_What is required_
Please transcribe the data that follows without the pictures, keeping every word the same.

_Information supplied_
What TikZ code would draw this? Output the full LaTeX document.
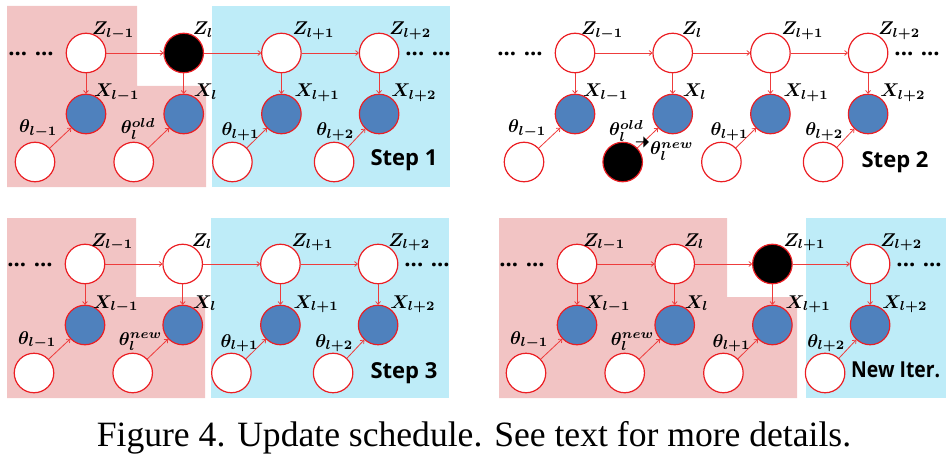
\documentclass[tikz,border=0pt]{standalone}
\usepackage{fontspec}
\usepackage{graphicx}
\setmainfont{Liberation Serif}
\newfontfamily\stepfont{Open Sans}
\newcommand\mlab[1]{\scalebox{1.85}{\boldmath$#1$}}
\usetikzlibrary{arrows.meta,shapes.arrows}
\definecolor{nodered}{RGB}{235,30,35}
\definecolor{arrred}{RGB}{238,60,60}
\definecolor{obsblue}{RGB}{79,129,189}
\definecolor{pinkbg}{RGB}{242,196,196}
\definecolor{bluebg}{RGB}{190,236,248}
\newcommand\gmpanel[6]{%
  % #1 prefix, #2 x of Z_{l-1}, #3 y of Z row, #4 style Z_l, #5 style Z_{l+1}, #6 style theta_l
  \node[zn] (#1z1) at (#2,#3) {};
  \node[#4] (#1z2) at (#2+97.7,#3) {};
  \node[#5] (#1z3) at (#2+195.4,#3) {};
  \node[zn] (#1z4) at (#2+293.1,#3) {};
  \node[xn] (#1x1) at (#2,#3+61) {};
  \node[xn] (#1x2) at (#2+97.7,#3+61) {};
  \node[xn] (#1x3) at (#2+195.4,#3+61) {};
  \node[xn] (#1x4) at (#2+293.1,#3+61) {};
  \node[zn] (#1t1) at (#2-51,#3+109) {};
  \node[#6] (#1t2) at (#2+97.7-50,#3+109) {};
  \node[zn] (#1t3) at (#2+195.4-49,#3+109) {};
  \node[zn] (#1t4) at (#2+293.1-45,#3+109) {};
  \draw[arr] (#1z1) -- (#1z2);
  \draw[arr] (#1z2) -- (#1z3);
  \draw[arr] (#1z3) -- (#1z4);
  \draw[arr] (#1z1) -- (#1x1);
  \draw[arr] (#1z2) -- (#1x2);
  \draw[arr] (#1z3) -- (#1x3);
  \draw[arr] (#1z4) -- (#1x4);
  \draw[arr] (#1t1) -- (#1x1);
  \draw[arr] (#1t2) -- (#1x2);
  \draw[arr] (#1t3) -- (#1x3);
  \draw[arr] (#1t4) -- (#1x4);
  \node[dotlbl] (#1dl) at (#2-55,#3+1) {... ...};
  \node[dotlbl] (#1dr) at (#2+293.1+49,#3+1) {... ...};
  \node[lbl] (#1lz1) at (#2+6,#3-18) {\mlab{Z_{l-1}}};
  \node[lbl] (#1lz2) at (#2+97.7+9,#3-18) {\mlab{Z_{l}}};
  \node[lbl] (#1lz3) at (#2+195.4+11,#3-18) {\mlab{Z_{l+1}}};
  \node[lbl] (#1lz4) at (#2+293.1+10,#3-18) {\mlab{Z_{l+2}}};
  \node[lbl] (#1lx1) at (#2+8,#3+61-17) {\mlab{X_{l-1}}};
  \node[lbl] (#1lx2) at (#2+97.7+10,#3+61-17) {\mlab{X_{l}}};
  \node[lbl] (#1lx3) at (#2+195.4+13,#3+61-17) {\mlab{X_{l+1}}};
  \node[lbl] (#1lx4) at (#2+293.1+12,#3+61-17) {\mlab{X_{l+2}}};
  \node[lbl] (#1lt1) at (#2-51-16,#3+109-29) {\mlab{\theta_{l-1}}};
  \node[lbl] (#1lt3) at (#2+195.4-49-11,#3+109-26) {\mlab{\theta_{l+1}}};
  \node[lbl] (#1lt4) at (#2+293.1-45-18,#3+109-26) {\mlab{\theta_{l+2}}};
}
\begin{document}
\begin{tikzpicture}[x=1pt,y=-1pt,
  zn/.style={circle,draw=nodered,line width=1.2pt,fill=white,minimum size=39.5pt,inner sep=0pt},
  xn/.style={zn,fill=obsblue},
  bn/.style={zn,fill=black},
  arr/.style={draw=arrred,line width=0.8pt,-{To[length=3.5pt,width=5.5pt]}},
  lbl/.style={anchor=base west,inner sep=0pt,font=\fontsize{10}{12}\selectfont},
  dotlbl/.style={inner sep=0pt,font=\stepfont\bfseries\fontsize{22}{24}\selectfont},
  steplbl/.style={inner sep=0pt,font=\stepfont\bfseries\fontsize{22}{24}\selectfont},
  pinkbox/.style={fill=pinkbg,draw=none},
  bluebox/.style={fill=bluebg,draw=none}]
\useasboundingbox (0,0) rectangle (949,457);
% backgrounds
\fill[pinkbox] (7,6) -- (137,6) -- (137,86) -- (206,86) -- (206,187) -- (7,187) -- cycle;
\fill[bluebox] (212,6) rectangle (450,187);
\fill[pinkbox] (7,218) -- (136,218) -- (136,297) -- (205,297) -- (205,398) -- (7,398) -- cycle;
\fill[bluebox] (211,218) rectangle (449,398);
\fill[pinkbox] (499,218) -- (727,218) -- (727,297) -- (797,297) -- (797,398) -- (499,398) -- cycle;
\fill[bluebox] (806,218) rectangle (946,398);
% panels
\gmpanel{a}{86}{53}{bn}{zn}{zn}
\gmpanel{b}{575}{53}{zn}{zn}{bn}
\gmpanel{c}{85}{264}{zn}{zn}{zn}
\gmpanel{d}{577}{264}{zn}{bn}{zn}
% theta_l labels
\node[lbl] (alt2) at (86+97.7-50-13,134) {\mlab{\theta_{l}^{old}}};
\node[lbl] (blt2) at (609,136) {\mlab{\theta_{l}^{old}}};
\node[lbl] (blt2n) at (650,155) {\mlab{\theta_{l}^{new}}};
\node[single arrow,fill=black,draw=none,minimum height=13pt,minimum width=11pt,single arrow head extend=2pt,inner sep=0pt] (barr) at (642,142) {};
\node[lbl] (clt2) at (85+97.7-50-14,345) {\mlab{\theta_{l}^{new}}};
\node[lbl] (dlt2) at (577+97.7-50-14,345) {\mlab{\theta_{l}^{new}}};
% step labels
\node[steplbl] (s1) at (404,160) {Step 1};
\node[steplbl] (s2) at (895,162) {Step 2};
\node[steplbl] (s3) at (404,373) {Step 3};
\node[steplbl,anchor=west] (s4) at (851,370) {\scalebox{0.88}[1]{New Iter.}};
% caption
\node[anchor=base,inner sep=0pt,font=\fontsize{35.6}{40}\selectfont] (cap) at (474,446) {Figure 4. Update schedule. See text for more details.};
\end{tikzpicture}
\end{document}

_Result of the task_
What TikZ code would draw this? Output the full LaTeX document.
\documentclass[tikz,border=0pt]{standalone}
\usepackage{fontspec}
\usepackage{graphicx}
\setmainfont{Liberation Serif}
\newfontfamily\stepfont{Open Sans}
\newcommand\mlab[1]{\scalebox{1.85}{\boldmath$#1$}}
\usetikzlibrary{arrows.meta,shapes.arrows}
\definecolor{nodered}{RGB}{235,30,35}
\definecolor{arrred}{RGB}{238,60,60}
\definecolor{obsblue}{RGB}{79,129,189}
\definecolor{pinkbg}{RGB}{242,196,196}
\definecolor{bluebg}{RGB}{190,236,248}
\newcommand\gmpanel[6]{%
  % #1 prefix, #2 x of Z_{l-1}, #3 y of Z row, #4 style Z_l, #5 style Z_{l+1}, #6 style theta_l
  \node[zn] (#1z1) at (#2,#3) {};
  \node[#4] (#1z2) at (#2+97.7,#3) {};
  \node[#5] (#1z3) at (#2+195.4,#3) {};
  \node[zn] (#1z4) at (#2+293.1,#3) {};
  \node[xn] (#1x1) at (#2,#3+61) {};
  \node[xn] (#1x2) at (#2+97.7,#3+61) {};
  \node[xn] (#1x3) at (#2+195.4,#3+61) {};
  \node[xn] (#1x4) at (#2+293.1,#3+61) {};
  \node[zn] (#1t1) at (#2-51,#3+109) {};
  \node[#6] (#1t2) at (#2+97.7-50,#3+109) {};
  \node[zn] (#1t3) at (#2+195.4-49,#3+109) {};
  \node[zn] (#1t4) at (#2+293.1-45,#3+109) {};
  \draw[arr] (#1z1) -- (#1z2);
  \draw[arr] (#1z2) -- (#1z3);
  \draw[arr] (#1z3) -- (#1z4);
  \draw[arr] (#1z1) -- (#1x1);
  \draw[arr] (#1z2) -- (#1x2);
  \draw[arr] (#1z3) -- (#1x3);
  \draw[arr] (#1z4) -- (#1x4);
  \draw[arr] (#1t1) -- (#1x1);
  \draw[arr] (#1t2) -- (#1x2);
  \draw[arr] (#1t3) -- (#1x3);
  \draw[arr] (#1t4) -- (#1x4);
  \node[dotlbl] (#1dl) at (#2-55,#3+1) {... ...};
  \node[dotlbl] (#1dr) at (#2+293.1+49,#3+1) {... ...};
  \node[lbl] (#1lz1) at (#2+6,#3-18) {\mlab{Z_{l-1}}};
  \node[lbl] (#1lz2) at (#2+97.7+9,#3-18) {\mlab{Z_{l}}};
  \node[lbl] (#1lz3) at (#2+195.4+11,#3-18) {\mlab{Z_{l+1}}};
  \node[lbl] (#1lz4) at (#2+293.1+10,#3-18) {\mlab{Z_{l+2}}};
  \node[lbl] (#1lx1) at (#2+8,#3+61-17) {\mlab{X_{l-1}}};
  \node[lbl] (#1lx2) at (#2+97.7+10,#3+61-17) {\mlab{X_{l}}};
  \node[lbl] (#1lx3) at (#2+195.4+13,#3+61-17) {\mlab{X_{l+1}}};
  \node[lbl] (#1lx4) at (#2+293.1+12,#3+61-17) {\mlab{X_{l+2}}};
  \node[lbl] (#1lt1) at (#2-51-16,#3+109-29) {\mlab{\theta_{l-1}}};
  \node[lbl] (#1lt3) at (#2+195.4-49-11,#3+109-26) {\mlab{\theta_{l+1}}};
  \node[lbl] (#1lt4) at (#2+293.1-45-18,#3+109-26) {\mlab{\theta_{l+2}}};
}
\begin{document}
\begin{tikzpicture}[x=1pt,y=-1pt,
  zn/.style={circle,draw=nodered,line width=1.2pt,fill=white,minimum size=39.5pt,inner sep=0pt},
  xn/.style={zn,fill=obsblue},
  bn/.style={zn,fill=black},
  arr/.style={draw=arrred,line width=0.8pt,-{To[length=3.5pt,width=5.5pt]}},
  lbl/.style={anchor=base west,inner sep=0pt,font=\fontsize{10}{12}\selectfont},
  dotlbl/.style={inner sep=0pt,font=\stepfont\bfseries\fontsize{22}{24}\selectfont},
  steplbl/.style={inner sep=0pt,font=\stepfont\bfseries\fontsize{22}{24}\selectfont},
  pinkbox/.style={fill=pinkbg,draw=none},
  bluebox/.style={fill=bluebg,draw=none}]
\useasboundingbox (0,0) rectangle (949,457);
% backgrounds
\fill[pinkbox] (7,6) -- (137,6) -- (137,86) -- (206,86) -- (206,187) -- (7,187) -- cycle;
\fill[bluebox] (212,6) rectangle (450,187);
\fill[pinkbox] (7,218) -- (136,218) -- (136,297) -- (205,297) -- (205,398) -- (7,398) -- cycle;
\fill[bluebox] (211,218) rectangle (449,398);
\fill[pinkbox] (499,218) -- (727,218) -- (727,297) -- (797,297) -- (797,398) -- (499,398) -- cycle;
\fill[bluebox] (806,218) rectangle (946,398);
% panels
\gmpanel{a}{86}{53}{bn}{zn}{zn}
\gmpanel{b}{575}{53}{zn}{zn}{bn}
\gmpanel{c}{85}{264}{zn}{zn}{zn}
\gmpanel{d}{577}{264}{zn}{bn}{zn}
% theta_l labels
\node[lbl] (alt2) at (86+97.7-50-13,134) {\mlab{\theta_{l}^{old}}};
\node[lbl] (blt2) at (609,136) {\mlab{\theta_{l}^{old}}};
\node[lbl] (blt2n) at (650,155) {\mlab{\theta_{l}^{new}}};
\node[single arrow,fill=black,draw=none,minimum height=13pt,minimum width=11pt,single arrow head extend=2pt,inner sep=0pt] (barr) at (642,142) {};
\node[lbl] (clt2) at (85+97.7-50-14,345) {\mlab{\theta_{l}^{new}}};
\node[lbl] (dlt2) at (577+97.7-50-14,345) {\mlab{\theta_{l}^{new}}};
% step labels
\node[steplbl] (s1) at (404,160) {Step 1};
\node[steplbl] (s2) at (895,162) {Step 2};
\node[steplbl] (s3) at (404,373) {Step 3};
\node[steplbl,anchor=west] (s4) at (851,370) {\scalebox{0.88}[1]{New Iter.}};
% caption
\node[anchor=base,inner sep=0pt,font=\fontsize{35.6}{40}\selectfont] (cap) at (474,446) {Figure 4. Update schedule. See text for more details.};
\end{tikzpicture}
\end{document}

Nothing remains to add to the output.